◆ Data entries ◆
☆ ☆ ☆ ☆ ☆ ☆ ☆

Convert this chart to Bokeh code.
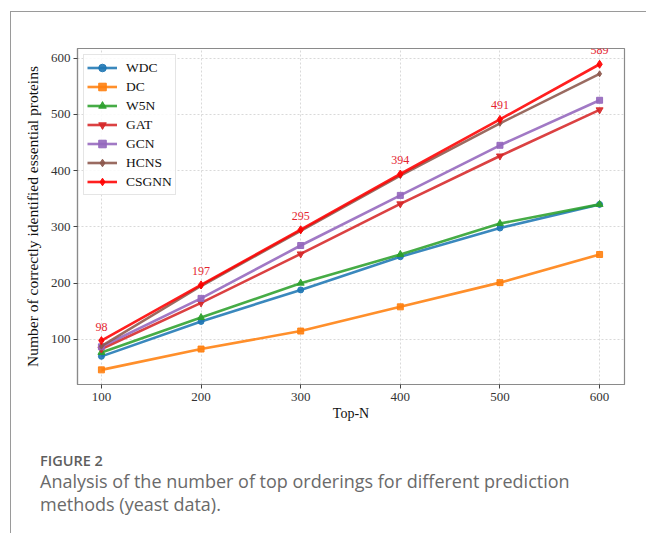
from bokeh.plotting import figure
from bokeh.models import (Legend, LegendItem, LabelSet, ColumnDataSource,
                          Range1d, FixedTicker, Div)
from bokeh.layouts import column
from bokeh.embed import file_html
from bokeh.resources import INLINE
from bokeh.core.properties import value

# ---- data ----
top_n = [100, 200, 300, 400, 500, 600]
wdc = [70, 132, 188, 247, 298, 340]
dc = [46, 83, 115, 158, 201, 251]
w5n = [77, 139, 200, 251, 306, 340]
gat = [83, 165, 252, 341, 426, 508]
gcn = [87, 173, 267, 356, 445, 525]
hcns = [88, 195, 293, 391, 484, 572]
csgnn = [98, 197, 295, 394, 491, 589]

method_names = ["WDC", "DC", "W5N", "GAT", "GCN", "HCNS", "CSGNN"]
method_values = [wdc, dc, w5n, gat, gcn, hcns, csgnn]
method_colors = ["#1f77b4", "#ff7f0e", "#2ca02c", "#d62728", "#9467bd", "#8c564b", "#ff0000"]
method_markers = ["circle", "square", "triangle", "inverted_triangle", "square", "diamond", "diamond"]
method_sizes = [6, 6, 7, 7, 6, 6, 8]

x_ticks = [100, 200, 300, 400, 500, 600]
y_ticks = [100, 200, 300, 400, 500, 600]
x_label = "Top-N"
y_label = "Number of correctly identified essential proteins"
caption_head = "FIGURE 2"
caption_lines = ["Analysis of the number of top orderings for different prediction",
                 "methods (yeast data)."]

SERIF = "Liberation Serif"
SANS = "Open Sans"

p = figure(width=635, height=428, output_backend="svg", toolbar_location=None,
           x_range=Range1d(76, 625), y_range=Range1d(20, 617),
           min_border_left=66, min_border_right=22, min_border_top=36, min_border_bottom=56,
           background_fill_color="white", border_fill_color="white")

p.outline_line_color = "#8a8a8a"
p.outline_line_width = 1.2

for ax in (p.xaxis[0], p.yaxis[0]):
    ax.axis_line_color = "#8a8a8a"
    ax.axis_line_width = 1.2
    ax.major_tick_line_color = "#444444"
    ax.major_tick_out = 4
    ax.major_tick_in = 0
    ax.minor_tick_line_color = None
    ax.major_label_text_font = SERIF
    ax.major_label_text_font_size = "13px"
    ax.major_label_text_color = "#333333"
    ax.axis_label_text_font = SERIF
    ax.axis_label_text_font_style = "normal"
    ax.axis_label_text_color = "#111111"

p.xaxis.axis_label_text_font_size = "14px"
p.yaxis.axis_label_text_font_size = "15.5px"
p.xaxis.ticker = FixedTicker(ticks=x_ticks)
p.yaxis.ticker = FixedTicker(ticks=y_ticks)
p.xaxis.axis_label = x_label
p.yaxis.axis_label = y_label
p.xaxis.major_label_standoff = 4
p.xaxis.axis_label_standoff = 2
p.yaxis.major_label_standoff = 3
p.yaxis.axis_label_standoff = 7

for g in (p.xgrid[0], p.ygrid[0]):
    g.grid_line_color = "#d9d9d9"
    g.grid_line_dash = "2 2"
    g.grid_line_width = 1

items = []
for name, vals, col, mk, sz in zip(method_names, method_values, method_colors,
                                   method_markers, method_sizes):
    src = ColumnDataSource(dict(x=top_n, y=vals))
    r1 = p.line("x", "y", source=src, line_color=col, line_width=2.6, line_alpha=0.88)
    r2 = p.scatter("x", "y", source=src, marker=mk, size=sz, fill_color=col,
                   line_color=col, fill_alpha=0.9, line_alpha=0.9)
    items.append(LegendItem(label=name, renderers=[r1, r2]))

legend = Legend(items=items, location="top_left", margin=6, padding=3,
                spacing=0, label_height=19, glyph_height=19, glyph_width=30,
                label_standoff=9, label_text_font=SERIF, label_text_font_size="13.5px",
                label_text_color="#111111", border_line_color="#cccccc",
                border_line_width=1, background_fill_color="white",
                background_fill_alpha=0.85)
p.add_layout(legend, "center")

lab_src = ColumnDataSource(dict(x=top_n, y=csgnn, t=[str(v) for v in csgnn]))
p.add_layout(LabelSet(x="x", y="y", text="t", source=lab_src, y_offset=14,
                      x_units="data", y_units="data",
                      text_align="center", text_baseline="middle",
                      text_font=value(SERIF), text_font_size="12px",
                      text_color="#e4252f"))

# caption below the chart
caption_html = (
    "<div style=\"margin-left:24px;font-family:'Open Sans',sans-serif;\">"
    "<div style='font-size:14.5px;font-weight:600;line-height:18px;height:18px;"
    "margin-top:7px;color:#5e5e5e;white-space:nowrap;'>" + caption_head + "</div>"
    "<div style='font-size:18px;line-height:23px;margin-top:0px;color:#6a6a6a;"
    "white-space:nowrap;'>" + "<br>".join(caption_lines) + "</div></div>"
)
cap = Div(text=caption_html, width=635, height=93)

layout = column(p, cap, spacing=0,
                styles={"margin-left": "10px", "margin-top": "11px",
                        "border-top": "1px solid #9a9a9a",
                        "border-left": "1px solid #9a9a9a"})

open("out.html", "w").write(file_html(layout, INLINE))
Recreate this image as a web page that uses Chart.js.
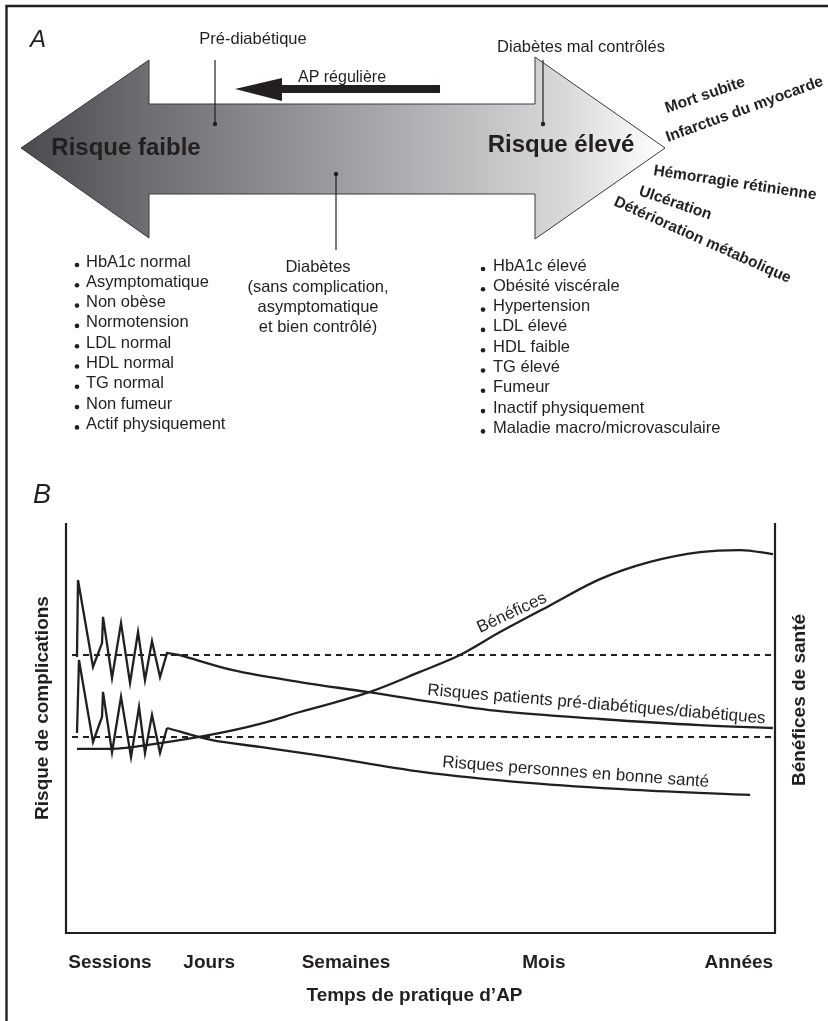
<!DOCTYPE html>
<html>
<head>
<meta charset="utf-8">
<script src="https://cdn.jsdelivr.net/npm/chart.js@4.4.0/dist/chart.umd.min.js"></script>
<style>
body { margin: 0; background: #fff; }
</style>
</head>
<body>
<canvas id="chart" width="828" height="1021"></canvas>
<script>
// axe du temps (B)
var timeLabels = ['Sessions', 'Jours', 'Semaines', 'Mois', 'Années'];
var timeTicks = [6.2, 20.2, 39.5, 67.4, 94.9];

// risques patients pré-diabétiques/diabétiques : séances puis tendance
var diabSessions = [[1.55, 67.3], [1.69, 86.1], [3.81, 64.9], [5.08, 70.7], [5.22, 77.1], [6.49, 62.2],
    [7.76, 75.6], [9.03, 61.0], [10.16, 73.4], [11.14, 61.7], [12.13, 71.2], [13.26, 62.4],
    [14.25, 68.3], [16.08, 67.8]];
var diabTrend = [[16.08, 67.8], [23.55, 64.1], [33.0, 61.2], [42.45, 58.8], [51.76, 56.3],
    [61.21, 54.1], [75.32, 52.2], [89.42, 50.7], [99.7, 50.0]];

// risques personnes en bonne santé
var healthySessions = [[1.55, 48.8], [1.83, 66.6], [3.81, 46.6], [5.08, 52.7], [5.22, 58.8], [6.49, 44.1],
    [7.76, 57.6], [9.17, 42.9], [10.30, 55.1], [11.14, 43.9], [12.13, 53.2], [13.26, 43.9],
    [14.25, 50.0]];
var healthyTrend = [[14.25, 50.0], [20.45, 47.1], [27.36, 45.4], [35.4, 43.4], [50.2, 39.3],
    [65.2, 36.6], [80.1, 34.9], [96.5, 33.7]];

// bénéfices de santé
var benefits = [[1.55, 44.9], [6.21, 44.9], [13.26, 46.3], [20.31, 48.3], [27.36, 51.0], [33.0, 53.9],
    [42.88, 58.8], [49.93, 63.7], [55.57, 67.8], [61.21, 73.4], [68.26, 79.9], [75.32, 86.3],
    [82.37, 90.5], [89.42, 92.9], [95.06, 93.4], [99.72, 92.4]];

// niveaux de risque de départ (pointillés)
var diabBaseline = 67.8;
var healthyBaseline = 47.8;
var baselineStart = 0.85;

// textes du panneau A
var lowRiskItems = ['HbA1c normal', 'Asymptomatique', 'Non obèse', 'Normotension', 'LDL normal',
    'HDL normal', 'TG normal', 'Non fumeur', 'Actif physiquement'];
var highRiskItems = ['HbA1c élevé', 'Obésité viscérale', 'Hypertension', 'LDL élevé', 'HDL faible',
    'TG élevé', 'Fumeur', 'Inactif physiquement', 'Maladie macro/microvasculaire'];
var complications = ['Mort subite', 'Infarctus du myocarde', 'Hémorragie rétinienne', 'Ulcération',
    'Détérioration métabolique'];
var diabetesNote = ['Diabètes', '(sans complication,', 'asymptomatique', 'et bien contrôlé)'];

var INK = '#231f20';
var FONT = '"Liberation Sans", Arial, sans-serif';

function pts(arr) {
    return arr.map(function (p) { return { x: p[0], y: p[1] }; });
}

function curve(data, smooth) {
    return {
        data: pts(data),
        borderColor: INK,
        borderWidth: 2.3,
        pointRadius: 0,
        tension: smooth ? 0.4 : 0,
        cubicInterpolationMode: smooth ? 'monotone' : 'default',
        borderJoinStyle: 'miter',
        fill: false
    };
}

function dashed(level) {
    return {
        data: [{ x: baselineStart, y: level }, { x: 100, y: level }],
        borderColor: INK,
        borderWidth: 2,
        borderDash: [6, 5],
        pointRadius: 0,
        fill: false
    };
}

function text(ctx, str, x, y, font, align, base, angle) {
    ctx.save();
    ctx.translate(x, y);
    if (angle) ctx.rotate(angle * Math.PI / 180);
    ctx.font = font;
    ctx.fillStyle = INK;
    ctx.textAlign = align || 'left';
    ctx.textBaseline = base || 'alphabetic';
    ctx.fillText(str, 0, 0);
    ctx.restore();
}

function pointer(ctx, x, y1, y2) {
    ctx.save();
    ctx.strokeStyle = INK;
    ctx.lineWidth = 1.2;
    ctx.beginPath();
    ctx.moveTo(x, y1);
    ctx.lineTo(x, y2);
    ctx.stroke();
    ctx.fillStyle = INK;
    ctx.beginPath();
    ctx.arc(x, y2, 2.2, 0, Math.PI * 2);
    ctx.fill();
    ctx.restore();
}

function drawPanelA(ctx) {
    // grande double flèche en dégradé
    var grad = ctx.createLinearGradient(21, 0, 665, 0);
    grad.addColorStop(0, '#4a4a4f');
    grad.addColorStop(0.2, '#6e6e73');
    grad.addColorStop(0.6, '#aeaeb2');
    grad.addColorStop(0.85, '#dadadc');
    grad.addColorStop(1, '#ffffff');
    ctx.save();
    ctx.beginPath();
    ctx.moveTo(21, 148);
    ctx.lineTo(149, 60);
    ctx.lineTo(149, 104);
    ctx.lineTo(535, 104);
    ctx.lineTo(535, 57);
    ctx.lineTo(665, 148);
    ctx.lineTo(535, 239);
    ctx.lineTo(535, 194);
    ctx.lineTo(149, 194);
    ctx.lineTo(149, 238);
    ctx.closePath();
    ctx.fillStyle = grad;
    ctx.fill();
    ctx.strokeStyle = '#3a3a3a';
    ctx.lineWidth = 1;
    ctx.stroke();

    // flèche noire AP régulière
    ctx.beginPath();
    ctx.moveTo(235, 89);
    ctx.lineTo(282, 78);
    ctx.lineTo(282, 85);
    ctx.lineTo(440, 85);
    ctx.lineTo(440, 93);
    ctx.lineTo(282, 93);
    ctx.lineTo(282, 101);
    ctx.closePath();
    ctx.fillStyle = INK;
    ctx.fill();
    ctx.restore();

    text(ctx, 'A', 30, 47, 'italic 24px ' + FONT);
    text(ctx, 'AP régulière', 342, 78, '16px ' + FONT, 'center', 'middle');
    text(ctx, 'Risque faible', 126, 148, 'bold 24px ' + FONT, 'center', 'middle');
    text(ctx, 'Risque élevé', 561, 145, 'bold 24px ' + FONT, 'center', 'middle');

    text(ctx, 'Pré-diabétique', 253, 39, '16.5px ' + FONT, 'center', 'middle');
    pointer(ctx, 215, 60, 124);
    text(ctx, 'Diabètes mal contrôlés', 581, 47, '16.5px ' + FONT, 'center', 'middle');
    pointer(ctx, 543, 60, 124);
    pointer(ctx, 336, 250, 174);
    diabetesNote.forEach(function (s, i) {
        text(ctx, s, 318, 267 + i * 20.3, '16.5px ' + FONT, 'center', 'middle');
    });

    // listes de facteurs
    function list(items, bx, tx, y0) {
        items.forEach(function (s, i) {
            var y = y0 + i * 20.3;
            ctx.fillStyle = INK;
            ctx.beginPath();
            ctx.arc(bx, y + 3, 2.3, 0, Math.PI * 2);
            ctx.fill();
            text(ctx, s, tx, y, '16.5px ' + FONT, 'left', 'middle');
        });
    }
    list(lowRiskItems, 77, 86, 262);
    list(highRiskItems, 483, 493, 266);

    // complications en éventail
    var spots = [[667, 113, -19], [668, 142, -20], [653, 175, 8.6], [638, 195, 19], [613, 205, 24]];
    complications.forEach(function (s, i) {
        text(ctx, s, spots[i][0], spots[i][1], 'bold 15.5px ' + FONT, 'left', 'alphabetic', spots[i][2]);
    });
}

var figurePlugin = {
    id: 'figure',
    beforeDraw: function (chart) {
        var ctx = chart.ctx;
        ctx.save();
        ctx.fillStyle = '#fff';
        ctx.fillRect(0, 0, chart.width, chart.height);
        ctx.restore();
        drawPanelA(ctx);
    },
    afterDraw: function (chart) {
        var ctx = chart.ctx;
        var a = chart.chartArea;
        var xs = chart.scales.x;

        ctx.save();
        ctx.strokeStyle = INK;
        ctx.lineWidth = 2.2;
        ctx.beginPath();
        ctx.moveTo(a.left, a.top);
        ctx.lineTo(a.left, a.bottom);
        ctx.lineTo(a.right, a.bottom);
        ctx.lineTo(a.right, a.top);
        ctx.stroke();

        // cadre de la figure
        ctx.lineWidth = 2.4;
        ctx.beginPath();
        ctx.moveTo(828, 6);
        ctx.lineTo(6.5, 6);
        ctx.lineTo(6.5, 1021);
        ctx.stroke();
        ctx.restore();

        timeLabels.forEach(function (lab, i) {
            text(ctx, lab, xs.getPixelForValue(timeTicks[i]), 963, 'bold 19px ' + FONT, 'center', 'middle');
        });
        text(ctx, 'Temps de pratique d\u2019AP', (a.left + a.right) / 2 - 6, 996, 'bold 19px ' + FONT, 'center', 'middle');
        text(ctx, 'Risque de complications', 43, 708, 'bold 19px ' + FONT, 'center', 'middle', -90);
        text(ctx, 'Bénéfices de santé', 800, 700, 'bold 19px ' + FONT, 'center', 'middle', -90);

        text(ctx, 'B', 33, 503, 'italic 27px ' + FONT);
        text(ctx, 'Bénéfices', 480, 633, '17px ' + FONT, 'left', 'alphabetic', -25);
        text(ctx, 'Risques patients pré-diabétiques/diabétiques', 427, 695, '17px ' + FONT, 'left', 'alphabetic', 4.8);
        text(ctx, 'Risques personnes en bonne santé', 442, 767, '17px ' + FONT, 'left', 'alphabetic', 4.3);
    }
};

new Chart(document.getElementById('chart'), {
    type: 'line',
    data: {
        datasets: [
            dashed(diabBaseline),
            dashed(healthyBaseline),
            curve(diabSessions, false),
            curve(diabTrend, true),
            curve(healthySessions, false),
            curve(healthyTrend, true),
            curve(benefits, true)
        ]
    },
    options: {
        responsive: false,
        animation: false,
        layout: { padding: { left: 66, top: 523, right: 53, bottom: 88 } },
        plugins: { legend: { display: false }, tooltip: { enabled: false } },
        scales: {
            x: { type: 'linear', min: 0, max: 100, display: false },
            y: { min: 0, max: 100, display: false }
        }
    },
    plugins: [figurePlugin]
});
</script>
</body>
</html>
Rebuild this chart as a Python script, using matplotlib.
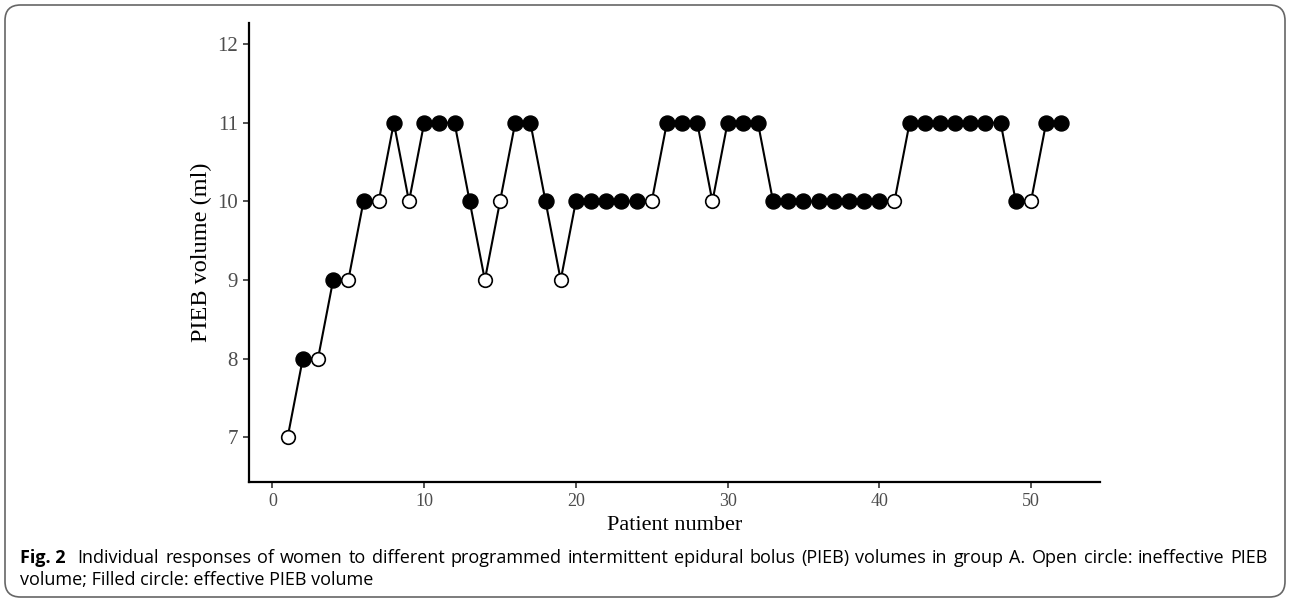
import matplotlib
matplotlib.use('Agg')
import matplotlib.pyplot as plt
from matplotlib.patches import FancyBboxPatch

# ======================
# DATA
# ======================
patients = list(range(1, 53))
volume = [7, 8, 8, 9, 9, 10, 10, 11, 10, 11,
          11, 11, 10, 9, 10, 11, 11, 10, 9, 10,
          10, 10, 10, 10, 10, 11, 11, 11, 10, 11,
          11, 11, 10, 10, 10, 10, 10, 10, 10, 10,
          10, 11, 11, 11, 11, 11, 11, 11, 10, 10,
          11, 11]
# 1 = effective (filled), 0 = ineffective (open)
effective = [0, 1, 0, 1, 0, 1, 0, 1, 0, 1,
             1, 1, 1, 0, 0, 1, 1, 1, 0, 1,
             1, 1, 1, 1, 0, 1, 1, 1, 0, 1,
             1, 1, 1, 1, 1, 1, 1, 1, 1, 1,
             0, 1, 1, 1, 1, 1, 1, 1, 1, 0,
             1, 1]
x_ticks = [0, 10, 20, 30, 40, 50]
y_ticks = [7, 8, 9, 10, 11, 12]

caption_bold = 'Fig. 2'
caption_line1 = ('Individual responses of women to different programmed intermittent epidural bolus (PIEB) '
                 'volumes in group A. Open circle: ineffective PIEB')
caption_line2 = 'volume; Filled circle: effective PIEB volume'

# ======================
# FIGURE
# ======================
W, H = 1290, 602
fig = plt.figure(figsize=(12.9, 6.02), dpi=100)
ax = fig.add_axes([0.193, 0.1993, 0.6597, 0.7625])

serif = 'Liberation Serif'

ax.plot(patients, volume, color='black', linewidth=1.5, zorder=2)
xo = [p for p, e in zip(patients, effective) if e == 0]
yo = [v for v, e in zip(volume, effective) if e == 0]
xf = [p for p, e in zip(patients, effective) if e == 1]
yf = [v for v, e in zip(volume, effective) if e == 1]
ax.plot(xo, yo, 'o', markersize=9.8, markerfacecolor='white', markeredgecolor='black',
        markeredgewidth=1.2, linestyle='none', zorder=3)
ax.plot(xf, yf, 'o', markersize=10.8, markerfacecolor='black', markeredgecolor='black',
        linestyle='none', zorder=3)

ax.set_xlim(-1.55, 54.55)
ax.set_ylim(6.43, 12.27)
ax.set_xticks(x_ticks)
ax.set_yticks(y_ticks)

for side in ['top', 'right']:
    ax.spines[side].set_visible(False)
for side in ['left', 'bottom']:
    ax.spines[side].set_linewidth(1.6)
ax.tick_params(direction='out', length=4, width=1.2, color='#333333',
               labelcolor='#4d4d4d', pad=4)
ax.tick_params(axis='x', labelsize=13)
ax.tick_params(axis='y', labelsize=15)
for lab in ax.get_xticklabels() + ax.get_yticklabels():
    lab.set_fontfamily(serif)

ax.set_xlabel('Patient number', fontsize=16, fontfamily=serif, labelpad=4)
ax.set_ylabel('PIEB volume (ml)', fontsize=17.5, fontfamily=serif)
ax.yaxis.set_label_coords(-0.043, 0.5)

# Caption (first line justified like the journal layout)
cap_fs = 13
r = fig.canvas.get_renderer()
y1 = 1 - 558 / H
y2 = 1 - 580 / H
t = fig.text(20 / W, y1, caption_bold, fontsize=cap_fs, fontweight='bold',
             fontfamily='Open Sans', va='center', ha='left')
start = t.get_window_extent(renderer=r).x1 + 12
words = caption_line1.split(' ')
texts = [fig.text(0, y1, w, fontsize=cap_fs, fontfamily='Open Sans', va='center', ha='left')
         for w in words]
widths = [tx.get_window_extent(renderer=r).width for tx in texts]
gap = (1268 - start - sum(widths)) / (len(words) - 1)
xpos = start
for tx, w in zip(texts, widths):
    tx.set_x(xpos / W)
    xpos += w + gap
fig.text(20 / W, y2, caption_line2, fontsize=cap_fs,
         fontfamily='Open Sans', va='center', ha='left')

# Outer rounded frame
frame = FancyBboxPatch((5 / W, 5 / H), 1280 / W, 592 / H,
                       boxstyle='round,pad=0,rounding_size=0.012',
                       transform=fig.transFigure, fill=False, edgecolor='#666666',
                       linewidth=1.2, mutation_aspect=W / H)
fig.patches.append(frame)

plt.savefig('out.png', dpi=100)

☆ ☆ ☆ ☆ ☆ ☆ ☆

◆ The problem ◆
Begin at the line that has "Rebuild this chart", stop after the line that has "caption_line2 = 'volume;", and reproduce every line between them exactly and nothing else. Pictures stay out of the copy.

◆ Answer to the task ◆
Rebuild this chart as a Python script, using matplotlib.
import matplotlib
matplotlib.use('Agg')
import matplotlib.pyplot as plt
from matplotlib.patches import FancyBboxPatch

# ======================
# DATA
# ======================
patients = list(range(1, 53))
volume = [7, 8, 8, 9, 9, 10, 10, 11, 10, 11,
          11, 11, 10, 9, 10, 11, 11, 10, 9, 10,
          10, 10, 10, 10, 10, 11, 11, 11, 10, 11,
          11, 11, 10, 10, 10, 10, 10, 10, 10, 10,
          10, 11, 11, 11, 11, 11, 11, 11, 10, 10,
          11, 11]
# 1 = effective (filled), 0 = ineffective (open)
effective = [0, 1, 0, 1, 0, 1, 0, 1, 0, 1,
             1, 1, 1, 0, 0, 1, 1, 1, 0, 1,
             1, 1, 1, 1, 0, 1, 1, 1, 0, 1,
             1, 1, 1, 1, 1, 1, 1, 1, 1, 1,
             0, 1, 1, 1, 1, 1, 1, 1, 1, 0,
             1, 1]
x_ticks = [0, 10, 20, 30, 40, 50]
y_ticks = [7, 8, 9, 10, 11, 12]

caption_bold = 'Fig. 2'
caption_line1 = ('Individual responses of women to different programmed intermittent epidural bolus (PIEB) '
                 'volumes in group A. Open circle: ineffective PIEB')
caption_line2 = 'volume; Filled circle: effective PIEB volume'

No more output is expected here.